Repeat verbatim the lines from the one containing "Clone this chart in seaborn and matplotlib." to the one containing "d24_y = [0.82, 1.18, 1.3, 1.68, 2.28, 2.63, 2.92, 4.33, 5.17]", ends included, minus any pictures.

= Task input =

(begin)

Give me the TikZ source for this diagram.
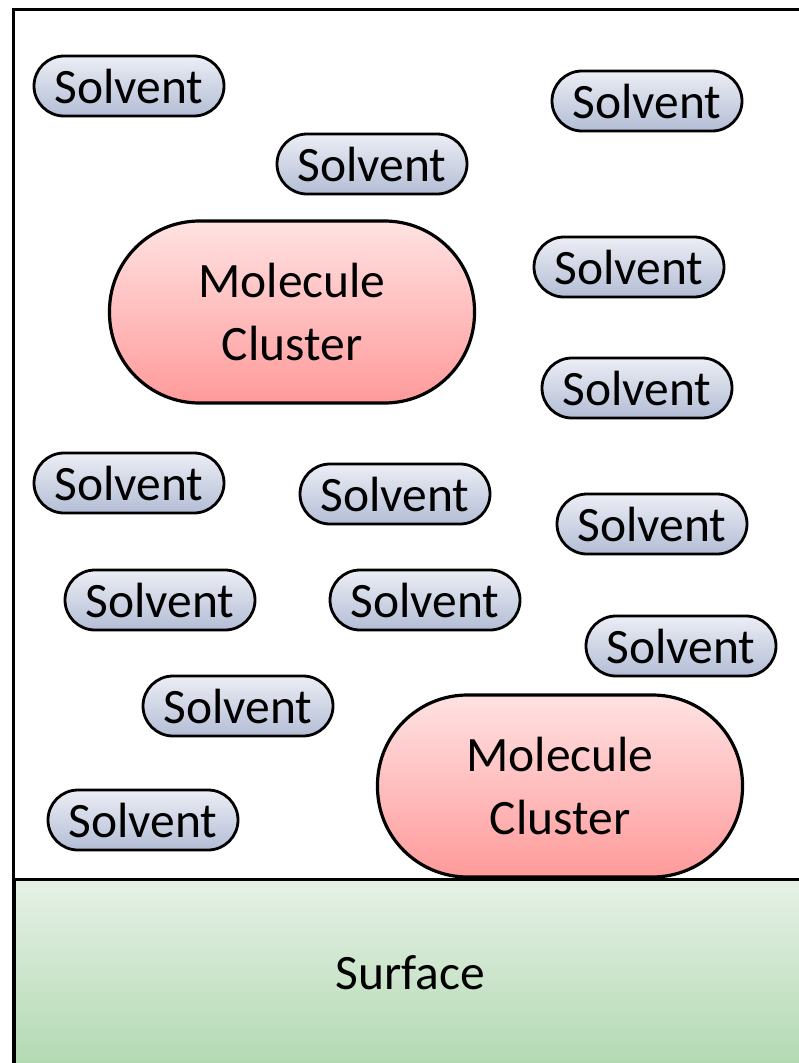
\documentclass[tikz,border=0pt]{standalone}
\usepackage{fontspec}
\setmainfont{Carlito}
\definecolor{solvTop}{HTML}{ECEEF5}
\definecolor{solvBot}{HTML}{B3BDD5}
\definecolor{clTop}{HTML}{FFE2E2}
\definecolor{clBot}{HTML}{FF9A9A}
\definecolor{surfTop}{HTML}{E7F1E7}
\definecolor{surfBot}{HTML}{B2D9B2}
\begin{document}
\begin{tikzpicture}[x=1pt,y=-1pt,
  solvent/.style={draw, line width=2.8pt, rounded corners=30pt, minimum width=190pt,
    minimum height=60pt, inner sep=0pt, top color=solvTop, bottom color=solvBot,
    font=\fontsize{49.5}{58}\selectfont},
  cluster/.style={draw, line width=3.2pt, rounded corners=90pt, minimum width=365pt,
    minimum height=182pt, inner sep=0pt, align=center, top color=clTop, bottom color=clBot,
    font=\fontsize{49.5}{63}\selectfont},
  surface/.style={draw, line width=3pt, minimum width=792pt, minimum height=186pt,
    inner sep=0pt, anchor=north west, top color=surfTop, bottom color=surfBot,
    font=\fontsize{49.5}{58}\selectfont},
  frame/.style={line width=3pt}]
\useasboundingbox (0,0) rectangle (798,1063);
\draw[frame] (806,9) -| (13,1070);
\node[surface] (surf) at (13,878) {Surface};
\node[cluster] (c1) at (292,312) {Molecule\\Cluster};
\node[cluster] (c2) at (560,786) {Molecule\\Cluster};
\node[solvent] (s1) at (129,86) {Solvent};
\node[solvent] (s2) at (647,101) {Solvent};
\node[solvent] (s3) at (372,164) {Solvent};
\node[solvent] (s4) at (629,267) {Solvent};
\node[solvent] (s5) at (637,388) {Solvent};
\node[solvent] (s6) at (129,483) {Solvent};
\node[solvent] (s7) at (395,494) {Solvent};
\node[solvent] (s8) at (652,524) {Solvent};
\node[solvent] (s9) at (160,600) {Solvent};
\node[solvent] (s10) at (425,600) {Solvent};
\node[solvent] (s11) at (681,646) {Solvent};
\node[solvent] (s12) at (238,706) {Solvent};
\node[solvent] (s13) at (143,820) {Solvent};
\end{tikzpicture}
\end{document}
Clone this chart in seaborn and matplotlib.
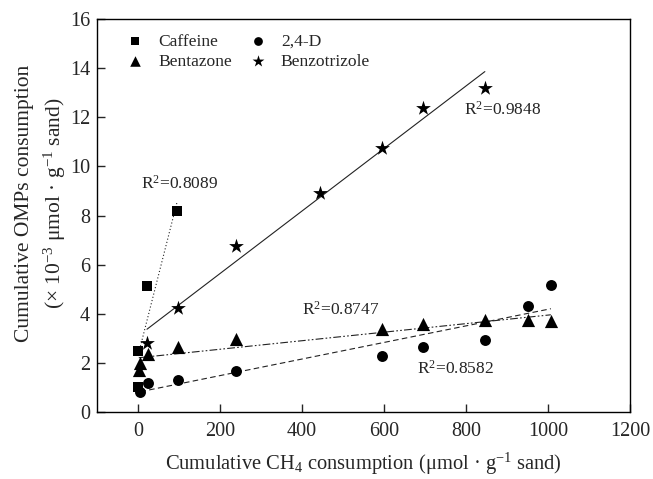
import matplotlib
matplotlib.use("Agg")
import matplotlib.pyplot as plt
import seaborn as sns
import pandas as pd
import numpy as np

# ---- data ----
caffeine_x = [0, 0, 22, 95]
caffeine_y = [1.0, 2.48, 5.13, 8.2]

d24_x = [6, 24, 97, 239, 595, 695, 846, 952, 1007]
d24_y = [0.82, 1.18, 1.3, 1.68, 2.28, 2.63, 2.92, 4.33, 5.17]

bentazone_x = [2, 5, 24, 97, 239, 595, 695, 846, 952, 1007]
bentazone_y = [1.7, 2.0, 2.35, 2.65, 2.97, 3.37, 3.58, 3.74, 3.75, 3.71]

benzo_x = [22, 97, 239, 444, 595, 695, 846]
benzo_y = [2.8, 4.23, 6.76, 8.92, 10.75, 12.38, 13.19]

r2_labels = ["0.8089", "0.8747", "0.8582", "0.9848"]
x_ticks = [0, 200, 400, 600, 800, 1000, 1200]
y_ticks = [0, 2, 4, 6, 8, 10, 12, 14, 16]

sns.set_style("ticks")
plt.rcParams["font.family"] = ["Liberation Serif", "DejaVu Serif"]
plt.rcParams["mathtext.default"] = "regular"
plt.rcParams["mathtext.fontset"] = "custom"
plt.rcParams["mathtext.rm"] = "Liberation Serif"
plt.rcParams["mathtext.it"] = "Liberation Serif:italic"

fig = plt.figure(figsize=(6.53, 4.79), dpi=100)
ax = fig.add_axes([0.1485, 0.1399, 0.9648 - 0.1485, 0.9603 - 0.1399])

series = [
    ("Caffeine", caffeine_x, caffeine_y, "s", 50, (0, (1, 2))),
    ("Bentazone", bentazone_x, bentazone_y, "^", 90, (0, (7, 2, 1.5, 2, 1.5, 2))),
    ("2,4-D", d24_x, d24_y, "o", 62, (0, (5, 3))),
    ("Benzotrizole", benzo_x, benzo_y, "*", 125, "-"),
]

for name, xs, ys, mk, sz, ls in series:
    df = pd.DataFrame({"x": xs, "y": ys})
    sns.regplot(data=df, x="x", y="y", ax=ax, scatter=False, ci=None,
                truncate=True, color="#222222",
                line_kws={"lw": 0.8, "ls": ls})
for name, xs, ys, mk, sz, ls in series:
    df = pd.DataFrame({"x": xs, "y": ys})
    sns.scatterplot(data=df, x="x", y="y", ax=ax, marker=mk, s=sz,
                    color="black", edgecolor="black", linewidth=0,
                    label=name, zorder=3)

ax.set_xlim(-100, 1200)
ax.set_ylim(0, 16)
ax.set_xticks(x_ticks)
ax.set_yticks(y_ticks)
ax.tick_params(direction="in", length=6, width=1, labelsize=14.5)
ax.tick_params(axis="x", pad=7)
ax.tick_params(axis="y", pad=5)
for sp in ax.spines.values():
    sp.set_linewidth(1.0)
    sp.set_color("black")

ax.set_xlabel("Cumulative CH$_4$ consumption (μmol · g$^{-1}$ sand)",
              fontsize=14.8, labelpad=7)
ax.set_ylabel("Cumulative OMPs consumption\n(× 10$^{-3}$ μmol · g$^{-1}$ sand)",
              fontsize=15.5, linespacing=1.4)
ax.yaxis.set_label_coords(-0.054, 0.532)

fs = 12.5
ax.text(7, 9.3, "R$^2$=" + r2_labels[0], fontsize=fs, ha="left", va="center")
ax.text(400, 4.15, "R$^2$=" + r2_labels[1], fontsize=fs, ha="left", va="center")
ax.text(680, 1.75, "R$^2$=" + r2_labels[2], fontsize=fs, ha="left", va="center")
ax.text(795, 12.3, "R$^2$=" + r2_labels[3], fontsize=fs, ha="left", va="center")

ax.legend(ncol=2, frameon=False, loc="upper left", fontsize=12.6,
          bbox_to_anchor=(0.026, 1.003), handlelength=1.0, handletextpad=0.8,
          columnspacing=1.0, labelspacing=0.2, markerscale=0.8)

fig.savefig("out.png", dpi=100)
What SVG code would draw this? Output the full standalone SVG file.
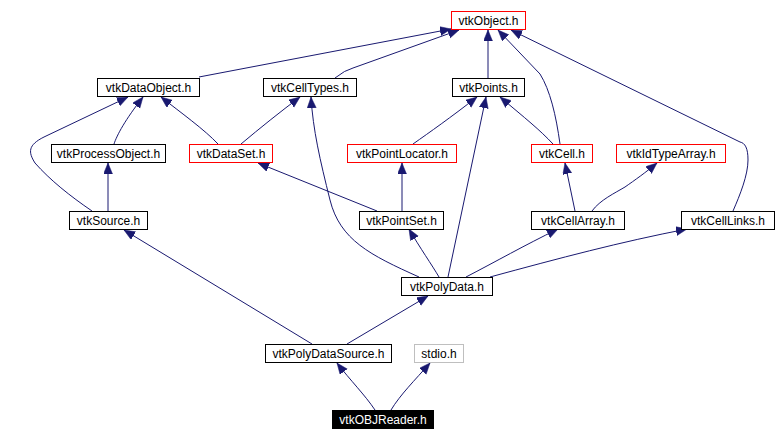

(end)

= Task output =
Clone this chart in seaborn and matplotlib.
import matplotlib
matplotlib.use("Agg")
import matplotlib.pyplot as plt
import seaborn as sns
import pandas as pd
import numpy as np

# ---- data ----
caffeine_x = [0, 0, 22, 95]
caffeine_y = [1.0, 2.48, 5.13, 8.2]

d24_x = [6, 24, 97, 239, 595, 695, 846, 952, 1007]
d24_y = [0.82, 1.18, 1.3, 1.68, 2.28, 2.63, 2.92, 4.33, 5.17]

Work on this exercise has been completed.